Code that draws figures
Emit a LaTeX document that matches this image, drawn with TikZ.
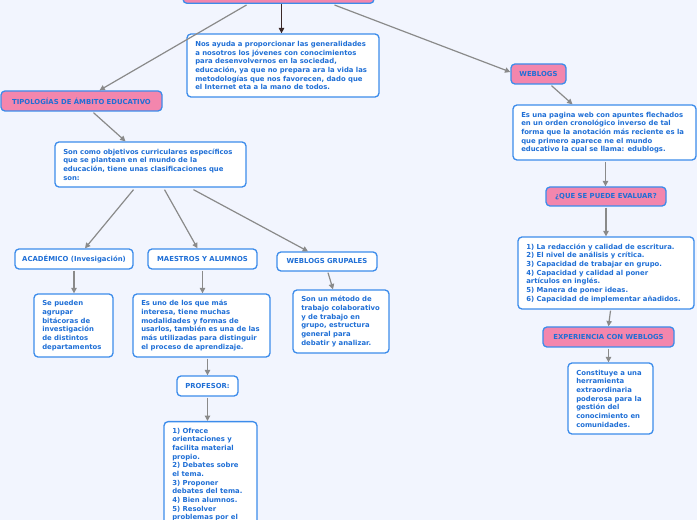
\documentclass[tikz,border=0pt]{standalone}
\usepackage{fontspec}
\setmainfont{DejaVu Sans}
\usetikzlibrary{arrows.meta}
\definecolor{bgc}{HTML}{F2F5FE}
\definecolor{txc}{HTML}{1F6FD6}
\definecolor{brd}{HTML}{3C8CEB}
\definecolor{pnk}{HTML}{F386AD}
\definecolor{grl}{HTML}{8A8A8A}
\definecolor{dkl}{HTML}{3A2828}
\tikzset{
  shell/.style={draw=brd, line width=1pt, rounded corners=3pt, inner sep=0pt},
  wbox/.style={shell, fill=white},
  pbox/.style={shell, fill=pnk},
  hbox/.style={shell, fill=white},
  txt/.style={text=txc, font=\bfseries\fontsize{5.15}{6.5}\selectfont, inner sep=0pt},
  conn/.style={draw=grl, line width=0.9pt, -{Triangle[length=4pt,width=4pt]}},
  dconn/.style={draw=dkl, line width=1pt, -{Triangle[length=4pt,width=4pt]}}
}
% box with left-aligned text
\newcommand\lbx[6]{%
  \pgfmathsetmacro\bw{(#4-#2)*0.75}%
  \pgfmathsetmacro\bh{(#5-#3)*0.75}%
  \node[wbox, minimum width=\bw pt, minimum height=\bh pt] (#1) at ({(#2+#4)/2},{(#3+#5)/2}) {};
  \node[txt, align=left, anchor=west] (#1-t) at ([xshift=6.5pt]#1.west) {#6};}
% box with centred text
\newcommand\cbx[7]{%
  \pgfmathsetmacro\bw{(#4-#2)*0.75}%
  \pgfmathsetmacro\bh{(#5-#3)*0.75}%
  \node[#6, minimum width=\bw pt, minimum height=\bh pt] (#1) at ({(#2+#4)/2},{(#3+#5)/2}) {};
  \node[txt, align=center] (#1-t) at (#1.center) {#7};}
\begin{document}
\begin{tikzpicture}[x=0.75pt,y=-0.75pt]
\useasboundingbox (0,0) rectangle (697,520);
\clip (0,0) rectangle (697,520);
\fill[bgc] (0,0) rectangle (697,520);

\pgfmathsetmacro\bw{(374-183)*0.75}
\node[pbox, minimum width=\bw pt, minimum height=25pt, anchor=south] (top) at (278.5,4) {};
\lbx{nos}{187}{34}{379}{97}{Nos ayuda a proporcionar las generalidades\\a nosotros los jóvenes con conocimientos\\para desenvolvernos en la sociedad,\\educación, ya que no prepara ara la vida las\\metodologías que nos favorecen, dado que\\el Internet eta a la mano de todos.}
\cbx{tipo}{1}{91}{162}{111}{pbox}{TIPOLOGÍAS DE ÁMBITO EDUCATIVO}
\lbx{son}{55}{142}{246}{187}{Son como objetivos curriculares específicos\\que se plantean en el mundo de la\\educación, tiene unas clasificaciones que\\son:}
\cbx{acad}{15}{249}{133}{269}{hbox}{ACADÉMICO (Invesigación)}
\cbx{maes}{148}{249}{257}{269}{hbox}{MAESTROS Y ALUMNOS}
\cbx{grup}{277}{252}{377}{271}{hbox}{WEBLOGS GRUPALES}
\lbx{sep}{34}{294}{113}{357}{Se pueden\\agrupar\\bitácoras de\\investigación\\de distintos\\departamentos}
\lbx{esuno}{133}{294}{270}{357}{Es uno de los que más\\interesa, tiene muchas\\modalidades y formas de\\usarlos, también es una de las\\más utilizadas para distinguir\\el proceso de aprendizaje.}
\lbx{metodo}{293}{290}{389}{353}{Son un método de\\trabajo colaborativo\\y de trabajo en\\grupo, estructura\\general para\\debatir y analizar.}
\cbx{prof}{177}{376}{238}{396}{hbox}{PROFESOR:}
\pgfmathsetmacro\bw{(257-164)*0.75}
\node[wbox, minimum width=\bw pt, minimum height=100pt, anchor=north] (ofr) at (210.5,421) {};
\node[txt, anchor=north west, align=left] (ofr-t) at ([shift={(6.5pt,-5pt)}]ofr.north west) {1) Ofrece\\orientaciones y\\facilita material\\propio.\\2) Debates sobre\\el tema.\\3) Proponer\\debates del tema.\\4) Bien alumnos.\\5) Resolver\\problemas por el};

\cbx{web}{511}{64}{566}{84}{pbox}{WEBLOGS}
\lbx{esuna}{513}{105}{696}{160}{Es una pagina web con apuntes flechados\\en un orden cronológico inverso de tal\\forma que la anotación más reciente es la\\que primero aparece ne el mundo\\educativo la cual se llama: edublogs.}
\cbx{que}{546}{187}{666}{206}{pbox}{¿QUE SE PUEDE EVALUAR?}
\lbx{list}{518}{237}{694}{309}{1) La redacción y calidad de escritura.\\2) El nivel de análisis y crítica.\\3) Capacidad de trabajar en grupo.\\4) Capacidad y calidad al poner\\artículos en inglés.\\5) Manera de poner ideas.\\6) Capacidad de implementar añadidos.}
\cbx{exp}{543}{327}{674}{347}{pbox}{EXPERIENCIA CON WEBLOGS}
\lbx{const}{568}{363}{653}{434}{Constituye a una\\herramienta\\extraordinaria\\poderosa para la\\gestión del\\conocimiento en\\comunidades.}

% connectors
\draw[dconn] ([shift={(3,0)}]top.south) -- ([shift={(3,0)}]top.south |- nos.north);
\draw[conn] ([shift={(-32,1)}]top.south) -- ([shift={(18,0)}]tipo.north);
\draw[conn] ([shift={(56,1)}]top.south) -- ([shift={(0,-2)}]web.west);
\draw[conn] ([shift={(12,1)}]tipo.south) -- ([shift={(-25,0)}]son.north);
\draw[conn] ([shift={(-17,2)}]son.south) -- ([shift={(11,0)}]acad.north);
\draw[conn] ([shift={(14,2)}]son.south) -- ([shift={(-5,0)}]maes.north);
\draw[conn] ([shift={(43,2)}]son.south) -- ([shift={(-19,0)}]grup.north);
\draw[conn] ([shift={(0,1)}]acad.south) -- (acad.south |- sep.north);
\draw[conn] ([shift={(0,1)}]maes.south) -- (maes.south |- esuno.north);
\draw[conn] ([shift={(1,1)}]grup.south) -- ([shift={(-8,0)}]metodo.north);
\draw[conn] ([shift={(0,1)}]prof.south |- esuno.south) -- (prof.north);
\draw[conn] ([shift={(0,1)}]prof.south) -- (prof.south |- ofr.north);
\draw[conn] ([shift={(13,1)}]web.south) -- ([shift={(-32,0)}]esuna.north);
\draw[conn] ([shift={(1,1)}]esuna.south) -- ([shift={(1,0)}]esuna.south |- que.north);
\draw[conn] ([shift={(0,1)}]que.south) -- (que.south |- list.north);
\draw[conn] ([shift={(2,1)}]exp.south |- list.south) -- (exp.north);
\draw[conn] ([shift={(0,1)}]exp.south) -- (exp.south |- const.north);
\end{tikzpicture}
\end{document}
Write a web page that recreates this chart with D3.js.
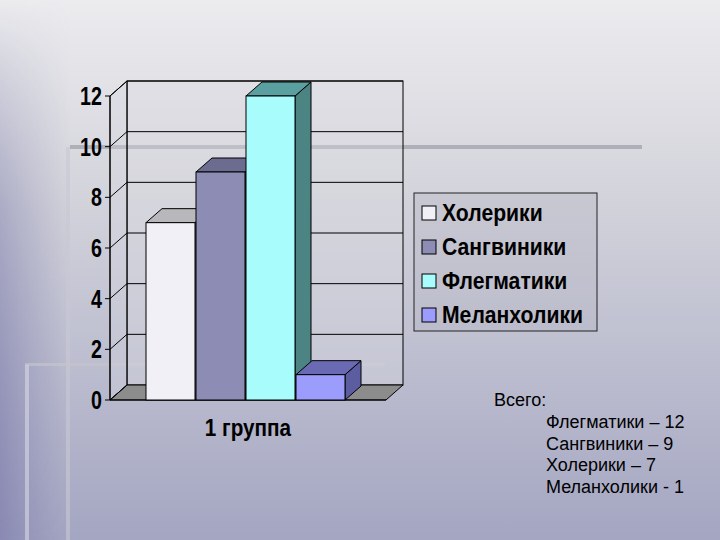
<!DOCTYPE html>
<html><head><meta charset="utf-8">
<script src="https://cdn.jsdelivr.net/npm/d3@7"></script>
<style>body{margin:0}svg{display:block}</style></head>
<body><svg id="c" width="720" height="540"></svg>
<script>
const categories = ["Холерики","Сангвиники","Флегматики","Меланхолики"];
const values = [7, 9, 12, 1];
const colors = ["#f0f0f6","#8c8cb4","#a8fcfc","#9c9cfc"];
const sideColors = ["#a8a8b0","#64648a","#4c8484","#5c5ca0"];
const topColors = ["#b8b8bc","#6c6c90","#5aa0a0","#6a6ab4"];
const ticks = [0,2,4,6,8,10,12];
const groupLabel = "1 группа";
const totals = ["Флегматики – 12","Сангвиники – 9","Холерики – 7","Меланхолики - 1"];

const svg = d3.select("#c");
const defs = svg.append("defs");
const g1 = defs.append("linearGradient").attr("id","bg").attr("x1",0).attr("y1",0).attr("x2",0).attr("y2",1);
g1.append("stop").attr("offset","0").attr("stop-color","#ececef");
g1.append("stop").attr("offset","0.35").attr("stop-color","#d4d4dc");
g1.append("stop").attr("offset","1").attr("stop-color","#a4a6c2");
const g2 = defs.append("linearGradient").attr("id","lg").attr("x1",0).attr("y1",0).attr("x2",1).attr("y2",0);
g2.append("stop").attr("offset","0").attr("stop-color","#8484b0").attr("stop-opacity",0.85);
g2.append("stop").attr("offset","1").attr("stop-color","#8c8cb4").attr("stop-opacity",0);
const g3 = defs.append("linearGradient").attr("id","lm").attr("x1",0).attr("y1",0).attr("x2",0).attr("y2",1);
g3.append("stop").attr("offset","0").attr("stop-color","#fff").attr("stop-opacity",0);
g3.append("stop").attr("offset","0.4").attr("stop-color","#fff").attr("stop-opacity",0.6);
g3.append("stop").attr("offset","1").attr("stop-color","#fff").attr("stop-opacity",1);
const mask = defs.append("mask").attr("id","mk");
mask.append("rect").attr("width",720).attr("height",540).attr("fill","url(#lm)");
svg.append("rect").attr("width",720).attr("height",540).attr("fill","url(#bg)");
svg.append("rect").attr("x",0).attr("y",0).attr("width",70).attr("height",540).attr("fill","url(#lg)").attr("mask","url(#mk)");
// decorative lines
svg.append("rect").attr("x",70).attr("y",145).attr("width",572).attr("height",4).attr("fill","#b0b0b8");
svg.append("rect").attr("x",66).attr("y",147).attr("width",4).attr("height",393).attr("fill","#c8c8d4").attr("opacity",0.6);
svg.append("rect").attr("x",25).attr("y",363).attr("width",360).attr("height",3).attr("fill","#c4c4cc").attr("opacity",0.7);
svg.append("rect").attr("x",25).attr("y",365).attr("width",4).attr("height",175).attr("fill","#d8d8e4").attr("opacity",0.6);

const y = d3.scaleLinear().domain([0,12]).range([400,96]);
const dx = 17, dy = -15;
const x0 = 110, x1 = 386;
const x = d3.scaleBand().domain(categories).range([146,346]).paddingInner(0);
const bf = "Liberation Sans Narrow, Arial Narrow, sans-serif";

svg.append("rect").attr("x",x0+dx).attr("y",y(12)+dy).attr("width",x1-x0).attr("height",y(0)-y(12))
  .attr("fill","#dcdce2").attr("fill-opacity",0.35).attr("stroke","#000").attr("stroke-width",1);
svg.append("path").attr("d",`M${x0},${y(0)}L${x0},${y(12)}L${x0+dx},${y(12)+dy}L${x0+dx},${y(0)+dy}Z`)
  .attr("fill","#d8d8e0").attr("fill-opacity",0.3).attr("stroke","#000");
svg.append("path").attr("d",`M${x0},${y(0)}L${x0+dx},${y(0)+dy}L${x1+dx},${y(0)+dy}L${x1},${y(0)}Z`)
  .attr("fill","#8c8c8c").attr("stroke","#000");
ticks.forEach(t=>{
  if(t>0) svg.append("line").attr("x1",x0+dx).attr("x2",x1+dx).attr("y1",y(t)+dy).attr("y2",y(t)+dy).attr("stroke","#000");
  svg.append("line").attr("x1",x0).attr("x2",x0+dx).attr("y1",y(t)).attr("y2",y(t)+dy).attr("stroke","#000");
  svg.append("line").attr("x1",x0-5).attr("x2",x0).attr("y1",y(t)).attr("y2",y(t)).attr("stroke","#000");
  svg.append("text").attr("transform",`translate(${x0-8},${y(t)+9}) scale(0.82,1.05)`).attr("text-anchor","end")
    .attr("font-family",bf).attr("font-weight","bold").attr("font-size",24).text(t);
});
svg.append("line").attr("x1",x0).attr("x2",x0).attr("y1",y(0)).attr("y2",y(12)).attr("stroke","#000");
svg.append("line").attr("x1",x0).attr("x2",x1).attr("y1",y(0)).attr("y2",y(0)).attr("stroke","#000");

const bdx = 16, bdy = -14;
categories.forEach((c,i)=>{
  const bx = x(c), bw = x.bandwidth()-1, by = y(values[i]), b0 = y(0);
  svg.append("path").attr("d",`M${bx+bw},${b0}L${bx+bw},${by}L${bx+bw+bdx},${by+bdy}L${bx+bw+bdx},${b0+bdy}Z`)
    .attr("fill",sideColors[i]).attr("stroke","#000");
  svg.append("path").attr("d",`M${bx},${by}L${bx+bdx},${by+bdy}L${bx+bw+bdx},${by+bdy}L${bx+bw},${by}Z`)
    .attr("fill",topColors[i]).attr("stroke","#000");
  svg.append("rect").attr("x",bx).attr("y",by).attr("width",bw).attr("height",b0-by)
    .attr("fill",colors[i]).attr("stroke","#000");
});
svg.append("text").attr("transform","translate(248,436) scale(0.9,1)").attr("text-anchor","middle")
  .attr("font-family",bf).attr("font-weight","bold").attr("font-size",23).text(groupLabel);

const lg = svg.append("g");
lg.append("rect").attr("x",414).attr("y",193).attr("width",183).attr("height",138)
  .attr("fill","#b4b4c4").attr("fill-opacity",0.35).attr("stroke","#222");
categories.forEach((c,i)=>{
  const ly = 213 + i*34;
  lg.append("rect").attr("x",422).attr("y",ly-7).attr("width",14).attr("height",14).attr("fill",colors[i]).attr("stroke","#000");
  lg.append("text").attr("transform",`translate(442,${ly+8}) scale(0.92,1.08)`).attr("font-family",bf)
    .attr("font-weight","bold").attr("font-size",23).text(c);
});

const tf = "Liberation Sans Narrow, Arial Narrow, sans-serif";
svg.append("text").attr("x",494).attr("y",406).attr("font-family",tf).attr("font-size",18).text("Всего:");
totals.forEach((t,i)=>svg.append("text").attr("x",546).attr("y",428+i*21.5).attr("font-family",tf).attr("font-size",18).text(t));
</script></body></html>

→ Problem details: Every line of the listing that holds "this" is to be counted; give only the resulting number.

→ Exercise solution: 2